- O Estado de S. Paulo
O
deputado Eduardo Bolsonaro ocupa
a presidência da Comissão de Relações Exteriores e de
Defesa Nacional da Câmara desde março de 2019.
Ele acaba de alcançar sua primeira realização visível no cargo: fazer os chineses perderem sua milenar paciência. É
um feito notável, em tão pouco tempo.
“Brasil apoia projeto dos EUA para o 5G e se afasta
de tecnologia da China”, tuitou o filho do
presidente na noite de segunda-feira. “O governo Jair Bolsonaro declarou apoio à aliança
Clean Network, lançada pelo governo Donald Trump,
criando uma aliança global para um 5G seguro, sem espionagem da China.” No dia
seguinte, o deputado apagou o tuíte, após se reunir com seu pai, com o ministro
das Comunicações, Fabio Faria, e com conselheiros da Anatel.
Outros
dois tuítes que o seguiam no “fio” foram mantidos, nos quais ele inclui o
Partido Comunista da China entre “entidades agressivas e inimigas da
liberdade”, e ressalta a parceria entre Brasil e EUA para bloquear a
participação da gigante fornecedora de equipamentos Huawei na frequência 5G.

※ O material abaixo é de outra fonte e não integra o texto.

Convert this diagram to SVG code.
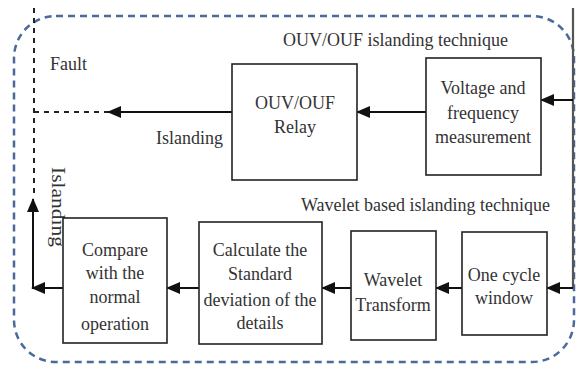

A resposta do embaixador chinês, Yang Wanming, veio
na terça-feira, numa torrente de 17 tuítes inéditos pelo tom.
Depois de lembrar que um terço das exportações brasileiras é destinado à China,
e seu país é um dos maiores investidores no Brasil, Yang advertiu que “o deputado
tem produzido declarações infames que solapam a atmosfera amistosa entre os
dois países”, que podem ter “consequências negativas”.
O Itamaraty respondeu, em nota, que a China deveria ter usado os canais oficiais para se queixar. Em diplomacia, a escolha do canal é tão importante quanto o conteúdo da mensagem. A China respondera no Twitter porque fora atacada nele. Ao responder em comunicado oficial, o Brasil elevou o patamar da crise.
O
Conselho Empresarial Brasil-China lançou na quinta-feira, com a presença do
vice-presidente Hamilton Mourão, um estudo que define o país asiático como
parceiro e fonte de oportunidades em vez de ameaça e competidor. Mourão
declarou no evento que os dois países devem caminhar juntos, as relações se
intensificaram na pandemia e Eduardo não fala em nome do governo.
Além
da Huawei no 5G, o presidente e seu entorno têm atacado a segurança e eficácia
das vacinas chinesas contra covid-19. Esses são, hoje, os principais vetores
estratégicos da projeção global chinesa. Atacar os dois é o caminho mais curto
para ser visto como adversário da China. O Brasil não é obrigado a comprar nada
dos chineses. Fazer campanha contra seus produtos é chamar para a briga.
Repare
que o 5G e a vacina são produtos de investimentos em pesquisa e
desenvolvimento. De fato, o cerne da chamada “nova Guerra Fria” é a disputa
tecnológica entre Estados Unidos e China. Em contraste, a Guerra Fria original,
entre americanos e soviéticos, girava em torno da disputa ideológica entre
capitalismo e comunismo.
Naquela
época, muitos países foram compelidos a se alinhar a um ou outro polo, por
pressões de ordem geoeconômica. As motivações externas e internas do golpe de
1964 tiveram esse contexto.
A
atual geração de generais brasileiros entende essa diferença e se incomoda,
ainda que silenciosamente, com a tendência da ala chamada “ideológica” do
governo de entrar em um embate desnecessário e prejudicial aos interesses do
Brasil. O presidente deu baixa do Exército em 1989, ano da queda do Muro de
Berlim, e no início da transição brasileira rumo à democracia.
Bolsonaro saiu com a patente de capitão, que não dá acesso às análises de cenário dos cursos dos oficiais superiores, nas promoções de major até general. O presidente e seus seguidores olham o mundo pelo retrovisor, com as referências de uma Guerra Fria encerrada há três décadas.